Is Speech Still in the Cards for iPhone?
Speech tech industry insiders greeted the release of Apple’s iPhone with a cry of anguish because the much-hyped device lacked a voice interface. The dream might not be not over, though.
In early August, VoiceSignal—recently acquired by Nuance Communications— posted two videos on its Web site demonstrating a speech interface that it says works with the iPhone. In the first video, a user touches the Vtunes logo. A prompt asks What artist? The user says My Morning Jacket, and the song "Dancefloors" plays. In the second video, a voice search application allows users to search by industry or business name.
The point of the demo was to show that the iPhone has speech interface potential. "This was a capabilities demonstration and is not commercially available. [It was] just to show that it was possible, that it can be done, and what it might look like if you were to do it," says Stewart Sims, VoiceSignal’s executive vice president of marketing. "A full integration of a voice platform, he adds, would require a close working relationship with Apple."
But perhaps Apple is staking a claim of its own. Past patent applications have some speculating that Apple plans to continue to build on prior research into speech interfaces for general-purpose computing. In 2003, the company filed a patent for a voice menu system, and followed it in 2004 with a patent filing for an audio user interface for computing devices, both of which outlined "a method for providing an audible user interface for a user of a computing device." These plans included text-to-speech, speech search, and voice controls to operate media.
But while all of this is enticing, it’s premature to bank on a voice platform in the next-generation iPhone. And disappointment within the speech tech industry is still keenly felt.

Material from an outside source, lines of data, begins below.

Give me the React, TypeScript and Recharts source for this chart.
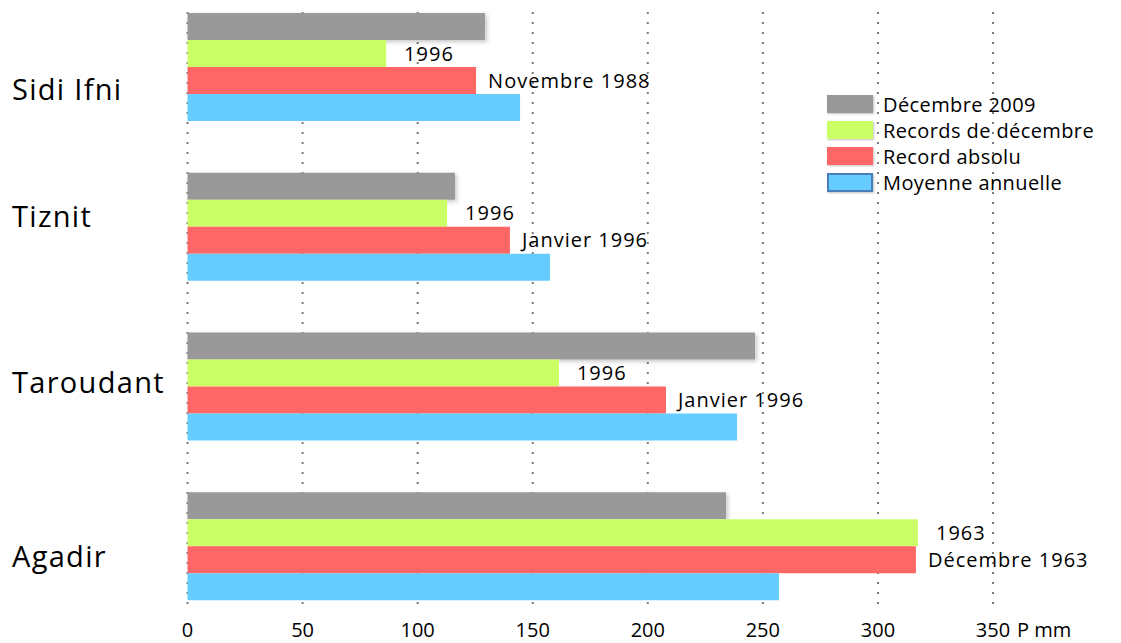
import React from 'react';
import {
  BarChart,
  Bar,
  XAxis,
  YAxis,
  CartesianGrid,
  Legend,
  LabelList,
} from 'recharts';

// Précipitations (mm) par station
const stations = ['Sidi Ifni', 'Tiznit', 'Taroudant', 'Agadir'];
const decembre2009 = [129.3, 116.2, 246.6, 234];
const recordsDecembre = [86.3, 112.8, 161.4, 317.4];
const recordAbsolu = [125.4, 140.1, 207.9, 316.5];
const moyenneAnnuelle = [144.5, 157.5, 238.8, 257];

// dates des records, affichées au bout des barres
const anneesRecordDecembre = ['1996', '1996', '1996', '1963'];
const datesRecordAbsolu = ['Novembre 1988', 'Janvier 1996', 'Janvier 1996', 'Décembre 1963'];

const xTicks = [0, 50, 100, 150, 200, 250, 300, 350];

const series = [
  { key: 'dec2009', name: 'Décembre 2009', color: '#999999' },
  { key: 'recDec', name: 'Records de décembre', color: '#CCFF66' },
  { key: 'recAbs', name: 'Record absolu', color: '#FF6666' },
  { key: 'moyenne', name: 'Moyenne annuelle', color: '#66CCFF' },
];

const rows = stations.map((station, i) => ({
  station,
  dec2009: decembre2009[i],
  recDec: recordsDecembre[i],
  recAbs: recordAbsolu[i],
  moyenne: moyenneAnnuelle[i],
  recDecLabel: anneesRecordDecembre[i],
  recAbsLabel: datesRecordAbsolu[i],
}));

const FONT = '"Open Sans", "Noto Sans", sans-serif';

// the station names sit a bit off the group centre
const stationLabelDy = [33, 0, 7, 21];

function StationTick(props: any) {
  const { y, payload, index } = props;
  return (
    <text
      x={4}
      y={y + stationLabelDy[index]}
      fontSize={29}
      letterSpacing={1.3}
      fontFamily={FONT}
      fill="#000"
    >
      {payload.value}
    </text>
  );
}

function ValueTick(props: any) {
  const { x, y, payload } = props;
  return (
    <g>
      <text x={x} y={y + 11} textAnchor="middle" fontSize={20} fontFamily={FONT} fill="#000">
        {payload.value}
      </text>
      {payload.value === 350 && (
        <text x={x + 24} y={y + 11} fontSize={20} fontFamily={FONT} fill="#000">
          P  mm
        </text>
      )}
    </g>
  );
}

function GridLine(props: any) {
  return (
    <line
      key={props.key}
      x1={props.x1}
      x2={props.x2}
      y1={4}
      y2={600}
      stroke="#7a7a7a"
      strokeWidth={2}
      strokeDasharray="2 8"
    />
  );
}

function LegendBox() {
  return (
    <div style={{ fontFamily: FONT, fontSize: 20, letterSpacing: 0.4, color: '#000' }}>
      {series.map((s) => (
        <div key={s.key} style={{ display: 'flex', alignItems: 'center', height: 26 }}>
          <span
            style={{
              display: 'inline-block',
              width: s.key === 'moyenne' ? 42 : 46,
              height: s.key === 'moyenne' ? 15 : 18,
              background: s.color,
              border: s.key === 'moyenne' ? '2px solid #4A7EBB' : 'none',
              boxShadow: '1px 1px 2px rgba(0,0,0,0.25)',
              marginRight: 10,
            }}
          />
          <span>{s.name}</span>
        </div>
      ))}
    </div>
  );
}

export default function App() {
  return (
    <div style={{ width: 1105, height: 635 }}>
      <svg width={0} height={0} style={{ position: 'absolute' }}>
        <defs>
          <filter id="barShadow" x="-5%" y="-20%" width="115%" height="160%">
            <feDropShadow dx={2} dy={2} stdDeviation={2} floodColor="#000" floodOpacity={0.22} />
          </filter>
        </defs>
      </svg>
      <BarChart
        layout="vertical"
        width={1105}
        height={635}
        data={rows}
        margin={{ top: -21, right: 120, bottom: 0, left: 0 }}
        barGap={0}
      >
        <CartesianGrid horizontal={false} vertical={GridLine} />
        <XAxis
          type="number"
          domain={[0, 350]}
          ticks={xTicks}
          interval={0}
          axisLine={false}
          tickLine={false}
          tickSize={0}
          tickMargin={0}
          height={17}
          tick={<ValueTick />}
        />
        <YAxis
          type="category"
          dataKey="station"
          width={179.5}
          axisLine={false}
          tickLine={false}
          tick={<StationTick />}
        />
        <Legend
          layout="vertical"
          align="center"
          verticalAlign="middle"
          wrapperStyle={{ top: 83, left: 819, width: 290 }}
          content={() => <LegendBox />}
        />
        <Bar
          dataKey="dec2009"
          name="Décembre 2009"
          fill="#999999"
          barSize={27}
          filter="url(#barShadow)"
          isAnimationActive={false}
        />
        <Bar dataKey="recDec" name="Records de décembre" fill="#CCFF66" barSize={27} isAnimationActive={false}>
          <LabelList
            dataKey="recDecLabel"
            position="right"
            offset={18}
            fontSize={20}
            letterSpacing={1}
            fontFamily={FONT}
            fill="#000"
          />
        </Bar>
        <Bar dataKey="recAbs" name="Record absolu" fill="#FF6666" barSize={27} isAnimationActive={false}>
          <LabelList
            dataKey="recAbsLabel"
            position="right"
            offset={12}
            fontSize={20}
            letterSpacing={1}
            fontFamily={FONT}
            fill="#000"
          />
        </Bar>
        <Bar dataKey="moyenne" name="Moyenne annuelle" fill="#66CCFF" barSize={27} isAnimationActive={false} />
      </BarChart>
    </div>
  );
}
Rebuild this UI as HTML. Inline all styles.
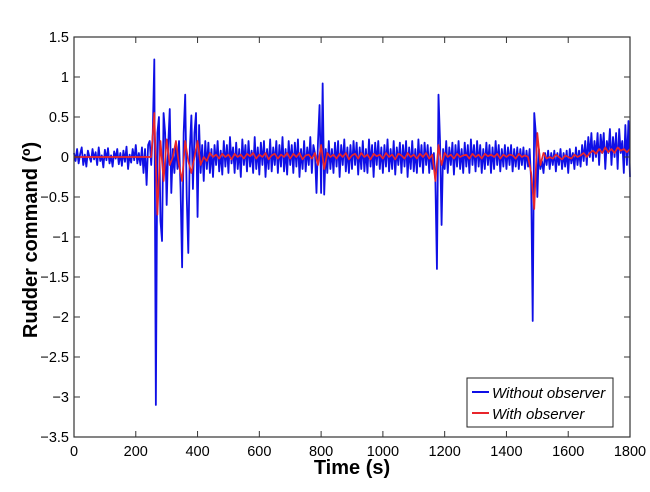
<!DOCTYPE html>
<html><head><meta charset="utf-8"><style>
html,body{margin:0;padding:0;background:#fff;}
svg{display:block;font-family:"Liberation Sans",Arial,sans-serif;}
</style></head><body>
<svg id="chart" width="650" height="492" viewBox="0 0 650 492">
<g id="grid"></g>
<g id="series"></g>
<g id="axes"></g>
</svg>
<script>
const xTicks=[0,200,400,600,800,1000,1200,1400,1600,1800];
const yTicks=[1.5,1,0.5,0,-0.5,-1,-1.5,-2,-2.5,-3,-3.5];
const yTickLabels=["1.5","1","0.5","0","-0.5","-1","-1.5","-2","-2.5","-3","-3.5"];
const seriesNames=["Without observer","With observer"];
const tStart=0, tEnd=1800;
const blueValues=[
0.05,-0.05,0.1,-0.08,0.04,0.12,-0.1,0.03,-0.12,0.08,
0.0,-0.06,0.1,-0.03,0.06,-0.1,0.12,-0.05,0.02,-0.13,
0.09,-0.04,0.11,-0.08,0.02,-0.12,0.07,-0.02,0.1,-0.09,
0.05,-0.11,0.08,-0.06,0.13,-0.15,0.03,-0.07,0.1,-0.04,
0.15,-0.08,0.05,-0.1,0.12,-0.2,0.1,-0.35,0.15,0.2,
-0.1,0.3,1.22,-3.1,0.3,0.5,-0.8,-1.05,0.55,0.3,
-0.6,0.15,0.6,-0.45,0.1,-0.2,0.15,-0.15,0.2,-0.4,
-1.38,0.3,0.78,-0.5,-1.2,0.1,0.52,-0.4,0.3,0.55,
-0.75,0.4,-0.2,0.15,-0.3,0.2,-0.15,0.18,-0.2,0.1,
-0.25,0.15,-0.1,0.2,-0.18,0.08,-0.22,0.2,-0.12,0.15,
-0.2,0.25,-0.08,0.12,-0.2,0.18,-0.15,0.1,-0.25,0.22,
-0.1,0.15,-0.18,0.2,-0.12,0.08,-0.2,0.25,-0.15,0.12,
-0.22,0.18,-0.1,0.2,-0.25,0.1,-0.15,0.22,-0.18,0.12,
-0.1,0.2,-0.2,0.15,-0.12,0.25,-0.18,0.1,-0.22,0.2,
-0.1,0.15,-0.2,0.18,-0.12,0.22,-0.25,0.1,-0.15,0.2,
-0.18,0.12,-0.1,0.25,-0.2,0.15,0.05,-0.45,0.2,0.65,
-0.45,0.92,-0.47,0.1,-0.2,0.2,-0.15,0.1,-0.2,0.18,
-0.12,0.2,-0.25,0.15,-0.1,0.22,-0.18,0.12,-0.2,0.15,
-0.15,0.2,-0.1,0.18,-0.22,0.12,-0.15,0.2,-0.18,0.1,
-0.2,0.22,-0.12,0.15,-0.25,0.18,-0.1,0.2,-0.15,0.12,
-0.2,0.15,-0.12,0.22,-0.18,0.1,-0.15,0.2,-0.22,0.12,
-0.1,0.18,-0.2,0.15,-0.12,0.2,-0.25,0.12,-0.15,0.2,
-0.18,0.1,-0.2,0.22,-0.12,0.15,-0.2,0.18,-0.1,0.15,
-0.2,0.12,-0.15,0.05,-0.3,-1.4,0.78,0.2,-0.85,0.1,
-0.15,0.2,-0.2,0.12,-0.1,0.18,-0.22,0.15,-0.12,0.2,
-0.15,0.1,-0.2,0.18,-0.12,0.15,-0.2,0.22,-0.1,0.15,
-0.18,0.2,-0.12,0.15,-0.2,0.1,-0.15,0.18,-0.1,0.15,
-0.2,0.12,-0.15,0.2,-0.1,0.15,-0.18,0.1,-0.12,0.15,
-0.15,0.12,-0.1,0.15,-0.18,0.1,-0.12,0.12,-0.15,0.1,
-0.1,0.12,-0.15,0.08,-0.12,0.1,-0.3,-2.05,0.55,0.3,
-0.5,0.1,-0.15,-0.05,-0.2,0.05,-0.1,0.08,-0.15,0.05,
-0.1,0.08,-0.18,0.05,-0.1,0.1,-0.15,0.05,-0.12,0.08,
-0.2,0.1,-0.08,0.05,-0.15,0.12,-0.1,0.08,-0.12,0.15,
-0.05,0.2,-0.1,0.25,0.0,0.3,-0.05,0.2,0.0,0.3,
-0.1,0.28,0.05,0.3,-0.15,0.2,0.05,0.35,-0.1,0.25,
0.0,0.3,-0.15,0.35,0.05,0.2,-0.2,0.4,-0.1,0.45,
-0.25];
const redValues=[
0,0,0,0,0,0,0,0,0,0,
0,0,0,0,0,0,0,0,0,0,
0,0,0,0,0,0,0.55,-0.72,0.2,-0.3,
0.22,-0.1,0.0,0.2,-0.1,-0.3,0.2,-0.05,-0.2,0.0,
0.2,-0.1,0.0,-0.05,0.05,0.0,0.03,-0.02,0.04,0.0,
0.03,-0.03,0.04,0.0,0.03,-0.02,0.04,0.01,0.05,-0.02,
0.03,0.0,0.05,-0.03,0.02,0.04,-0.02,0.03,0.0,0.05,
-0.02,0.04,0.0,0.05,-0.03,0.02,0.03,-0.02,0.05,-0.1,
0.15,-0.15,0.05,0.0,0.03,-0.02,0.04,0.0,0.05,-0.03,
0.02,0.04,-0.02,0.05,0.0,0.03,-0.03,0.04,0.01,0.03,
-0.02,0.05,0.0,0.03,-0.03,0.04,0.02,-0.02,0.05,0.0,
0.03,-0.02,0.04,0.0,0.05,-0.02,0.03,-0.3,0.15,-0.1,
0.05,0.0,0.03,-0.02,0.04,0.0,0.02,0.03,-0.02,0.04,
0.0,0.03,-0.02,0.04,0.01,0.03,0.0,0.04,-0.02,0.03,
0.0,0.03,0.02,-0.02,0.04,0.0,0.02,0.0,-0.2,-0.65,
0.3,-0.1,0.05,-0.02,0.0,-0.02,0.03,0.0,-0.03,0.02,
0.0,-0.02,0.03,0.0,0.02,0.05,0.0,0.05,0.08,0.04,
0.1,0.05,0.12,0.06,0.1,0.05,0.12,0.08,0.1,0.06,
0.1];

const L=74,R=630,T=37,B=437,yMax=1.5,yMin=-3.5;
function xs(t){return L+(t-tStart)/(tEnd-tStart)*(R-L);}
function ys(v){return T+(yMax-v)/(yMax-yMin)*(B-T);}
const NS="http://www.w3.org/2000/svg";
function mk(tag,attrs,parent){const e=document.createElementNS(NS,tag);for(const k in attrs)e.setAttribute(k,attrs[k]);parent.appendChild(e);return e;}
const series=document.getElementById('series'),axes=document.getElementById('axes');

function line(vals,color,name,w){
  const n=vals.length;let d='';
  vals.forEach((v,i)=>{const t=tStart+i*(tEnd-tStart)/(n-1);d+=(i?'L':'M')+xs(t).toFixed(2)+' '+ys(v).toFixed(2);});
  const p=mk('path',{d:d,fill:'none',stroke:color,'stroke-width':w,'stroke-linejoin':'round'},series);
  
  
}
line(blueValues,'#0f0fe6','line-without-observer',1.8);
line(redValues,'#e8252b','line-with-observer',1.7);

const box=mk('rect',{x:L,y:T,width:R-L,height:B-T,fill:'none',stroke:'#333','stroke-width':1.2},axes);



xTicks.forEach(t=>{
  const x=xs(t);
  mk('line',{x1:x,y1:B,x2:x,y2:B-6,stroke:'#333','stroke-width':1},axes);
  mk('line',{x1:x,y1:T,x2:x,y2:T+6,stroke:'#333','stroke-width':1},axes);
  const tx=mk('text',{x:x,y:B+19,'font-size':14.5,'text-anchor':'middle',fill:'#000'},axes);
  tx.textContent=String(t);
  
  
});
yTicks.forEach((v,i)=>{
  const y=ys(v);
  mk('line',{x1:L,y1:y,x2:L+6,y2:y,stroke:'#333','stroke-width':1},axes);
  mk('line',{x1:R,y1:y,x2:R-6,y2:y,stroke:'#333','stroke-width':1},axes);
  const tx=mk('text',{x:L-5,y:y+5,'font-size':14.5,'text-anchor':'end',fill:'#000'},axes);
  tx.textContent=yTickLabels[i].replace('-','\u2212');
  
  
});
const xl=mk('text',{x:352,y:474,'font-size':20,'font-weight':'bold','text-anchor':'middle',fill:'#000'},axes);
xl.textContent='Time (s)';


const yl=mk('text',{x:0,y:0,'font-size':20,'font-weight':'bold','text-anchor':'middle',fill:'#000',transform:'translate(37,240) rotate(-90)'},axes);
yl.textContent='Rudder command (º)';



const lg=mk('g',{},axes);


mk('rect',{x:467,y:378,width:146,height:49,fill:'#fff',stroke:'#222','stroke-width':1},lg);
const colors=['#0f0fe6','#e8252b'];
seriesNames.forEach((s,i)=>{
  const y=392+i*21;
  const g=mk('g',{},lg);
  
  
  mk('line',{x1:472,y1:y,x2:489,y2:y,stroke:colors[i],'stroke-width':2},g);
  const t=mk('text',{x:492,y:y+6,'font-size':15,'font-style':'italic',fill:'#000'},g);
  t.textContent=s;
});
</script>
</body></html>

"Apple has a small research group—very small. They haven’t done much in the last couple of years," says Jim Larson, an independent consultant at Larson Tech. "I think if Apple wants a speech interface, they’ll buy it from somebody. They can buy it from Nuance. They can buy it from Google. They can buy it from Yahoo! They’re very good at doing this kind of thing. So I can’t foresee iPhone Version 2 having this sort of thing,"
That the iPhone doesn’t have a voice platform flabbergasts Larson, who calls its release "a big blow to our industry." "It’s established the idea that we don’t need speech recognition on these devices," he says. "The iPhone promises to be very successful without speech recognition, and I view this as leaving speech technology in the dust. We may have lost our opportunity to infiltrate these handheld devices."
One can speculate that Apple neglected a speech platform because it thinks the technology isn’t ready for a large commercial rollout. Larson sees two problems. The first is in speech recognition, especially in outdoor environments where people tend to use their cell phones. The second is in natural language processing. At this point, it’s implausible for a handheld device to parse complex requests.
The solution might be IVR-styled dialogue in which an agent focuses user requests. "But here’s the neat thing," Larson says. "Rather than having people listen to the answer—because people have a hard time hearing—it will be displayed on that little screen. So we don’t have to develop grammars as we did before. It’s an IVR with visual output and voice input."
Thus far, however, this remains a pleasant fantasy, but there is hope that research from Google will add a spark to embedded speech interfaces. Google has already positioned itself as a major factor in speech search, and is now rumored to be in development of a Google Phone, or Gphone. Whispers in the blogosphere of such a device, which would reportedly be loaded with Google software, including Gmail, Google Talk, instant messaging, voice calling, and mapping, have been circulating for about a year, but have started to heat up again in recent weeks.